_Given instruction_
Select lines where the word "with" appears.

_Information supplied_
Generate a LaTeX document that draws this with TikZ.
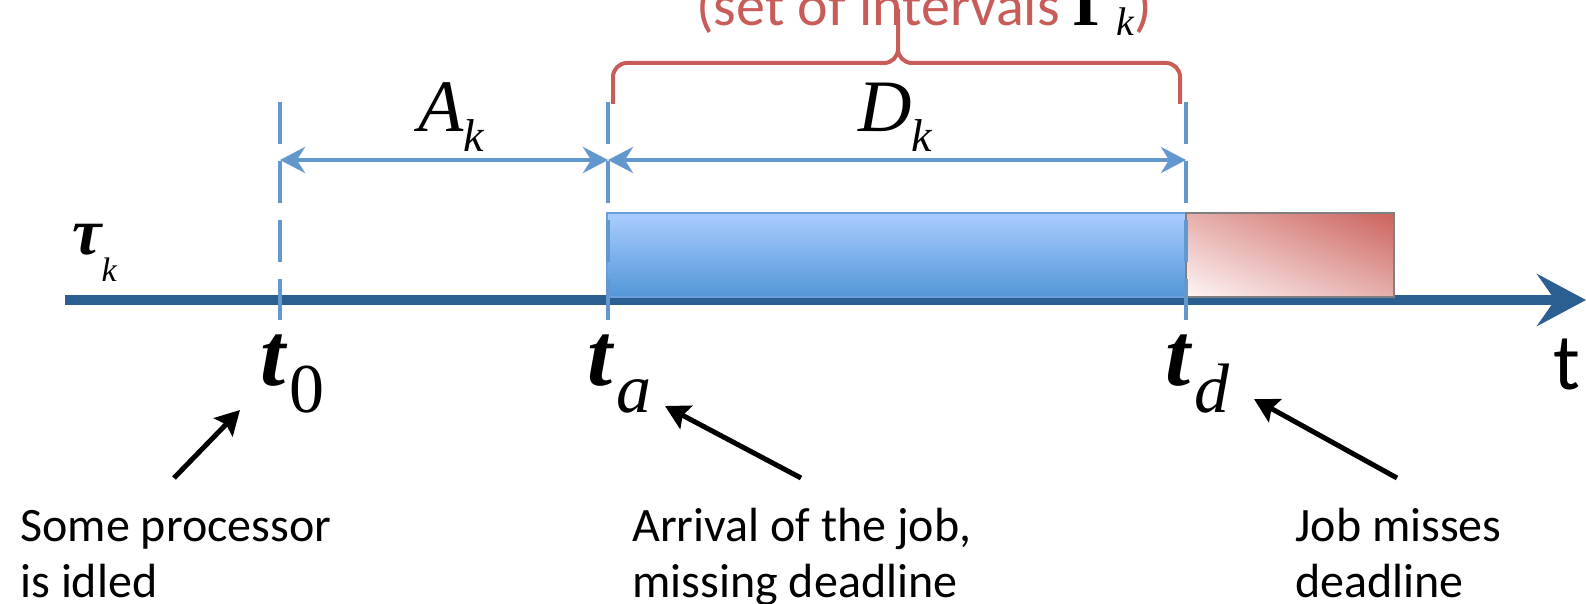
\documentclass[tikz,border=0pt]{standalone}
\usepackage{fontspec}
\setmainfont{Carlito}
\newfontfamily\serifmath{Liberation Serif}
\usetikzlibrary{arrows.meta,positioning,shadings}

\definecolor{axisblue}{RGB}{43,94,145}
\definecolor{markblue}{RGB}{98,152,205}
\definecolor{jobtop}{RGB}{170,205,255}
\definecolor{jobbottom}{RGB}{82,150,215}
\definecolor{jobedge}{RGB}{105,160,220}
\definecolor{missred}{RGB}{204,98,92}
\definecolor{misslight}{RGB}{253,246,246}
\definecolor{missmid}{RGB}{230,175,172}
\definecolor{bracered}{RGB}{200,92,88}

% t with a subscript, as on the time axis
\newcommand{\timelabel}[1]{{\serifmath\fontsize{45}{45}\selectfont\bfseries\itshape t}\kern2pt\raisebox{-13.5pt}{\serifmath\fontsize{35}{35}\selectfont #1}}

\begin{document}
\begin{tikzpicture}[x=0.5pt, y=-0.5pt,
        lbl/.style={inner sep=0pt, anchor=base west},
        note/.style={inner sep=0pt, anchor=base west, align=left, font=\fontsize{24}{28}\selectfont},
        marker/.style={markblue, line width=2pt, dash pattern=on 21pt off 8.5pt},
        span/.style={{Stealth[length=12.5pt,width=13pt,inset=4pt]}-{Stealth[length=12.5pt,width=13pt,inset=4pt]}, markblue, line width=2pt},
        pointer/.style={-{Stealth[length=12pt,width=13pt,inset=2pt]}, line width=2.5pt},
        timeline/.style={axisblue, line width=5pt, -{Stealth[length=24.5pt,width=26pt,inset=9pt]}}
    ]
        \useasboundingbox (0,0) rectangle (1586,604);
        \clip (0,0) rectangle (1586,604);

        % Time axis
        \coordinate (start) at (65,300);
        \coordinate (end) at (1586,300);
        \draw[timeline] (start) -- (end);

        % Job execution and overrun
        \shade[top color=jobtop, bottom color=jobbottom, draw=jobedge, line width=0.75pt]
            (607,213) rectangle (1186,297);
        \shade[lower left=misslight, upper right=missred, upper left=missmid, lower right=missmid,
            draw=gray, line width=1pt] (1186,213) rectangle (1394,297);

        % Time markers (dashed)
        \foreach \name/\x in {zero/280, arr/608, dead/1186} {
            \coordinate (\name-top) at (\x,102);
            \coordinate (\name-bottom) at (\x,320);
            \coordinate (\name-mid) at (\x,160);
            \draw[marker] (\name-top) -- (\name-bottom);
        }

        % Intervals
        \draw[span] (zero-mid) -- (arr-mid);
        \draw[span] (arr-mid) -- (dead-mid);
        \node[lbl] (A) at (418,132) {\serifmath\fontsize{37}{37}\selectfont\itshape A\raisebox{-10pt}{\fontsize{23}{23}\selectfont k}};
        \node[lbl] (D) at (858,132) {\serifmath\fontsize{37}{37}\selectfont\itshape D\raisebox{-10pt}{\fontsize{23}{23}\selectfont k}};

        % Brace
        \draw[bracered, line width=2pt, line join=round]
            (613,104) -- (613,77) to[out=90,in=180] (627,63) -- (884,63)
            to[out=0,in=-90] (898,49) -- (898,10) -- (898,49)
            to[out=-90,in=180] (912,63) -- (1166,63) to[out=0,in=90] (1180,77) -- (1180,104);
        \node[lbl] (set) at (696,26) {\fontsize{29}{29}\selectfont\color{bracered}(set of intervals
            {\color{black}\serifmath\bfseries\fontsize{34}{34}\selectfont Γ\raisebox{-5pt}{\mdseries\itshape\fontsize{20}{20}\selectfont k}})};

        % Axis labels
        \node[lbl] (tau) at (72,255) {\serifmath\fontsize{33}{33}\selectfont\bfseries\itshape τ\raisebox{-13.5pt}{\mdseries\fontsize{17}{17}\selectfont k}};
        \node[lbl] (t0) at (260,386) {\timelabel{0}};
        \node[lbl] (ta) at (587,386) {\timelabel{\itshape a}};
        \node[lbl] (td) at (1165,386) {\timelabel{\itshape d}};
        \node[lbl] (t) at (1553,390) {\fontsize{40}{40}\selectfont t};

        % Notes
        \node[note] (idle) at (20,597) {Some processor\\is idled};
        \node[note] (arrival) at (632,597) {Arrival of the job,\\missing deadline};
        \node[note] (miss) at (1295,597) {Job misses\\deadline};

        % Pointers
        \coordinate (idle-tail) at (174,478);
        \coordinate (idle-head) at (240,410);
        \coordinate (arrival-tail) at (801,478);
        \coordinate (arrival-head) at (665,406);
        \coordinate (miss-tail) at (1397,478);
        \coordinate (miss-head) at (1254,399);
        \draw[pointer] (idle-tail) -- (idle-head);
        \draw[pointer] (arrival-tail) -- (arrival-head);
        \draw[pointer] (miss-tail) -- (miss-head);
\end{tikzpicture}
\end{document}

_Answer for this exercise_
Generate a LaTeX document that draws this with TikZ.
% t with a subscript, as on the time axis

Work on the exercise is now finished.